We had an opportunity to push very hard on our European friends 10 months ago on this. We had an opportunity to press hard again now. Again, I just don't-I don't see it happening. And now I see the Europeans backing away, being irresponsible in my view, not stepping up to the ball when they should.

They have all reasons to say why it's our fault and why they-but they've got to get over it. Even if every bit of it's true, they've got to get over it. They've got to get over it.

So, I thank you for your candor.

And, Ron, if you have anything you want to say, fine. I think I'm well out of my time. But --

SEN. BIDEN: If I can use a football analogy, this is block and tackling. I go out and I try to get one squad, a second squad, a third squad, place them in one city, move-I mean, just build the blocks here. Because I think, David, you're right, it's got to be serious people who can shoot straight, who are as well equipped.

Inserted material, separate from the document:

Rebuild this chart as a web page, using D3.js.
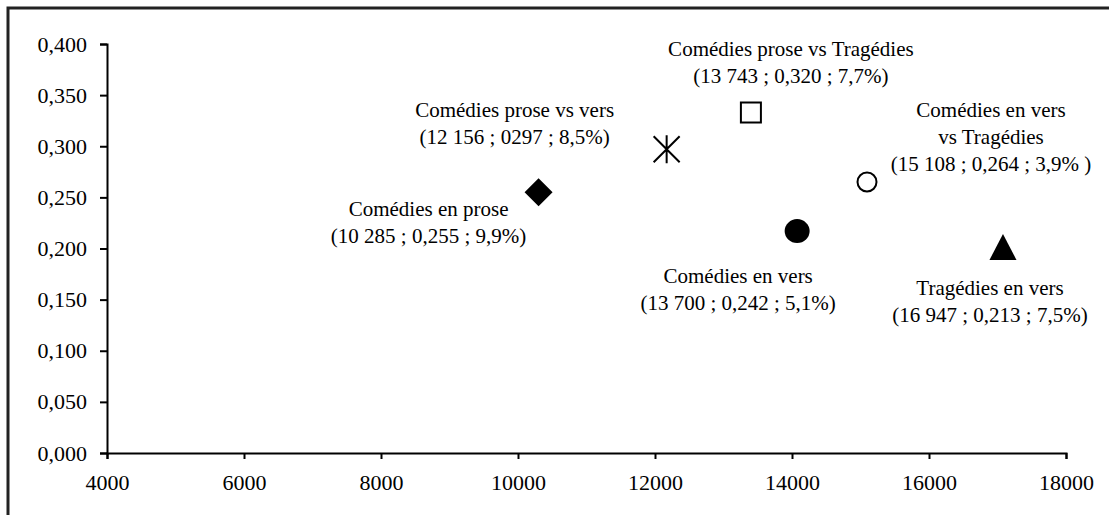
<!DOCTYPE html>
<html>
<head>
<meta charset="utf-8">
<script src="https://cdn.jsdelivr.net/npm/d3@7"></script>
<style>
  html, body { margin: 0; padding: 0; background: #fff; }
  svg { display: block; }
  .axis path, .axis line { stroke: #000; stroke-width: 2px; }
  .axis text { font-family: 'Liberation Serif', 'Times New Roman', serif; font-size: 22px; fill: #000; }
  .label { font-family: 'Liberation Serif', 'Times New Roman', serif; font-size: 21px; fill: #000; }
</style>
</head>
<body>
<div id="chart"></div>
<script>
// Values (marker positions).
const categories = [
  'Comédies en prose',
  'Comédies prose vs vers',
  'Comédies prose vs Tragédies',
  'Comédies en vers vs Tragédies',
  'Comédies en vers',
  'Tragédies en vers',
];
const xValues = [10300, 12170, 13400, 15095, 14075, 17080];
const yValues = [0.255, 0.297, 0.333, 0.265, 0.217, 0.2015];

// The annotation text shown next to each marker.
const labelLines = [
  ['Comédies en prose', '(10 285 ; 0,255 ; 9,9%)'],
  ['Comédies prose vs vers', '(12 156 ; 0297 ; 8,5%)'],
  ['Comédies prose vs Tragédies', '(13 743 ; 0,320 ; 7,7%)'],
  ['Comédies en vers', 'vs Tragédies', '(15 108 ; 0,264 ; 3,9% )'],
  ['Comédies en vers', '(13 700 ; 0,242 ; 5,1%)'],
  ['Tragédies en vers', '(16 947 ; 0,213 ; 7,5%)'],
];

const xTicks = [4000, 6000, 8000, 10000, 12000, 14000, 16000, 18000];
const yTicks = [0, 0.05, 0.1, 0.15, 0.2, 0.25, 0.3, 0.35, 0.4];

// Marker style and label offsets per category (relative to the marker).
const styles = {
  'Comédies en prose': { shape: 'diamond', dx: -110, dy: 24 },
  'Comédies prose vs vers': { shape: 'star', dx: -152, dy: -32 },
  'Comédies prose vs Tragédies': { shape: 'square', dx: 40, dy: -57 },
  'Comédies en vers vs Tragédies': { shape: 'ring', dx: 124, dy: -65 },
  'Comédies en vers': { shape: 'dot', dx: -59, dy: 52 },
  'Tragédies en vers': { shape: 'triangle', dx: -13, dy: 48 },
};

const width = 1109;
const height = 515;
const margin = {
  top: 44, right: 43, bottom: 62, left: 107,
};
const lineHeight = 27;

const svg = d3.select('#chart')
  .append('svg')
  .attr('width', width)
  .attr('height', height);

// Outer frame: only the top and left edges are visible in the picture.
svg.append('path')
  .attr('d', `M8,${height + 5}V8H${width + 5}`)
  .attr('fill', 'none')
  .attr('stroke', '#222')
  .attr('stroke-width', 3);

const x = d3.scaleLinear()
  .domain([4000, 18000])
  .range([margin.left, width - margin.right]);

const y = d3.scaleLinear()
  .domain([0, 0.4])
  .range([height - margin.bottom, margin.top]);

const frLocale = d3.formatLocale({
  decimal: ',', thousands: ' ', grouping: [3], currency: ['', ''],
});

// Axes
svg.append('g')
  .attr('class', 'axis')
  .attr('transform', `translate(0,${y(0)})`)
  .call(d3.axisBottom(x).tickValues(xTicks).tickFormat(d3.format('d')).tickSizeOuter(0).tickSize(6).tickPadding(15));

svg.append('g')
  .attr('class', 'axis')
  .attr('transform', `translate(${x(4000)},0)`)
  .call(d3.axisLeft(y).tickValues(yTicks).tickFormat(frLocale.format('.3f')).tickSizeOuter(0).tickSize(7).tickPadding(13));

// Marker shapes
const drawMarker = (g, shape) => {
  switch (shape) {
    case 'diamond':
      g.append('path').attr('d', 'M0,-14L14,0L0,14L-14,0Z').attr('fill', '#000');
      break;
    case 'star':
      g.append('path')
        .attr('d', 'M-13,-13L13,13M-13,13L13,-13M0,-14V14')
        .attr('stroke', '#000')
        .attr('stroke-width', 2)
        .attr('fill', 'none');
      break;
    case 'square':
      g.append('rect')
        .attr('x', -10).attr('y', -10)
        .attr('width', 20).attr('height', 20)
        .attr('fill', '#fff')
        .attr('stroke', '#000')
        .attr('stroke-width', 2);
      break;
    case 'ring':
      g.append('circle').attr('r', 9.5).attr('fill', '#fff').attr('stroke', '#000').attr('stroke-width', 2);
      break;
    case 'dot':
      g.append('ellipse').attr('rx', 12.5).attr('ry', 12).attr('fill', '#000');
      break;
    case 'triangle':
      g.append('path').attr('d', 'M0,-13L13.5,13L-13.5,13Z').attr('fill', '#000');
      break;
    default:
      break;
  }
};

const points = svg.append('g')
  .selectAll('g')
  .data(categories)
  .join('g')
  .attr('transform', (d, i) => `translate(${x(xValues[i])},${y(yValues[i])})`);

points.each(function (d) {
  drawMarker(d3.select(this), styles[d].shape);
});

// Labels
points.append('text')
  .attr('class', 'label')
  .attr('text-anchor', 'middle')
  .selectAll('tspan')
  .data((d, i) => labelLines[i].map((line, j) => ({ line, j, cat: d })))
  .join('tspan')
  .attr('x', (d) => styles[d.cat].dx)
  .attr('y', (d) => styles[d.cat].dy + d.j * lineHeight)
  .text((d) => d.line);
</script>
</body>
</html>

If I can end with a little story-just so you know it just doesn't happen here. We're in the middle of the crime bill, we're trying to pass it. I got picked up by the fourth-ranking member of the Chicago Police Department. I'm riding along-he has a captain in the car with him. I'm saying, what's it like out here? This was about how out-gunned our police are.

And he said, "Well, let me give you an example, Senator." He said, "Captain, tell him."

The captain's driving the car taking me to this event. And he said, "Well, last night I was coming home, I had my colleague with me." And then he went through this thing. And he said, "I got a call there was a major drug deal apparently going down on one of the piers in Lake Michigan. So we drove in, got into this ally, came through, opened up, got out of our cars in the usual form"-like, you know, in Starsky and-you know, the doors open, the cops get out. He said-literally, this is a true-give you my word.

He said, "All of a sudden we said 'Everybody freeze!' We shine the lights on them. They popped open their trunk, took out high- caliber weapons that could literally," he said, "blow our car away. We went, 'No, no problem.' Got in the car and we backed out."

You got to have the same firepower. You got to have the same capability.